With a bulletproof goddess and an overpowered video game bro-tagonist in its last two solo releases, DC is finally starting to find its own identity – even if only to find one different to the Marvel Cinematic Universe. That identity is one that largely embraces the fantasy over the science-fiction genre, which comic bookery in its original form has always thrived upon. That is in full force here in Shazam!: the realm of Djimon Hounsou’s sorcerer in the film’s opening is more reminiscent of Harry Potter than Man of Steel, and Benjamin Wallfisch’s score certainly gives into those fantasy leanings. That the Shazam! powers are rooted in Greek myth goes largely unmentioned, surely for fear of alienating the film’s young hero and audience.

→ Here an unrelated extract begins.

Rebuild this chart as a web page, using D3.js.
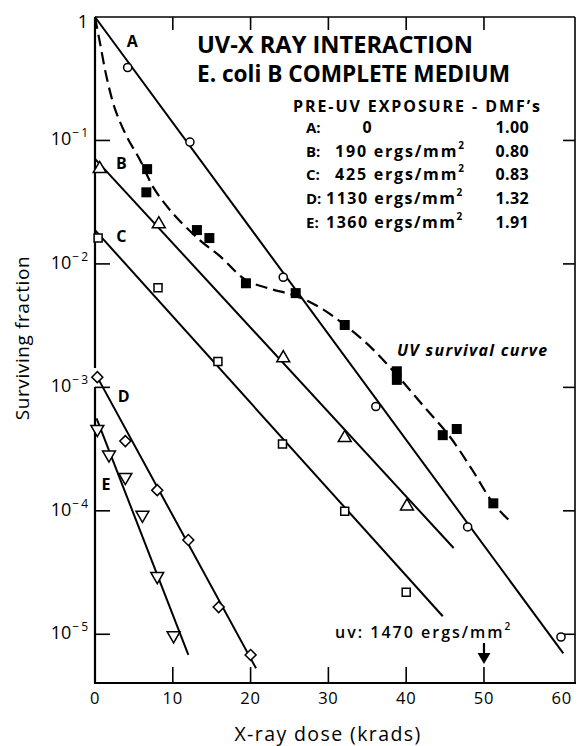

Of course, this isn’t a flawless film. Like many modern origin stories, it often struggles with the placement and strength of its villain. Mark Strong, though consistent and undoubtedly evil, suffers from being a trial run for Shazam’s real arch-nemesis Black Adam. There is an attempt to parallel Dr. Thaddeus Sivana’s backstory with Billy Batson’s ongoing childhood, and his absence from the trailers is compensated for in large part by his dominance of the film’s opening twenty minutes. Sivana acts cool and convicting, but the main problem is that his issues aren’t actually with the superhero he faces off with. Time will also prove to be an issue with this film; in committing so wholly to the technology and culture of ‘Today’, in years to come repeat viewings may foreground the film’s age as opposed to its quality. Nostalgia is a funny thing.

Guys.. iPhone kung fu!
As an orphan with a dogged determination to investigate his own past and ignore the super- powered present that exists around him, Billy Batson is in a unique position to encounter heroes, gods and cyborgs – basically for the first time. As a film, Shazam! seeks to do much the same thing. It would be very easy to dismiss the superhero tropes that it celebrates and parodies as lazy writing and in some cases that may be right. What seems to have happened is, after the miserable misfire of Batman vs Superman: Dawn of Justice and its heavy-handed attempt to rush literal Doomsday into its universe, Warner Bros and DC Entertainment have placed a renewed emphasis on making their movies fun again. Perhaps it is a fool’s errand to go immediately toe-to-toe with a decade of storytelling and apocalyptic world-building, or perhaps it was just time to return to when comic book films were mere pieces of escapism than chapters of narrative. In any case, just as Billy Batson does off the roof of a Philadelphia skyscraper, Shazam! takes a leap of faith that rewards the child viewer in all of us with this knowledge: being a big, bold hero can be rewarding, and to watch it can be genuine and simple entertainment.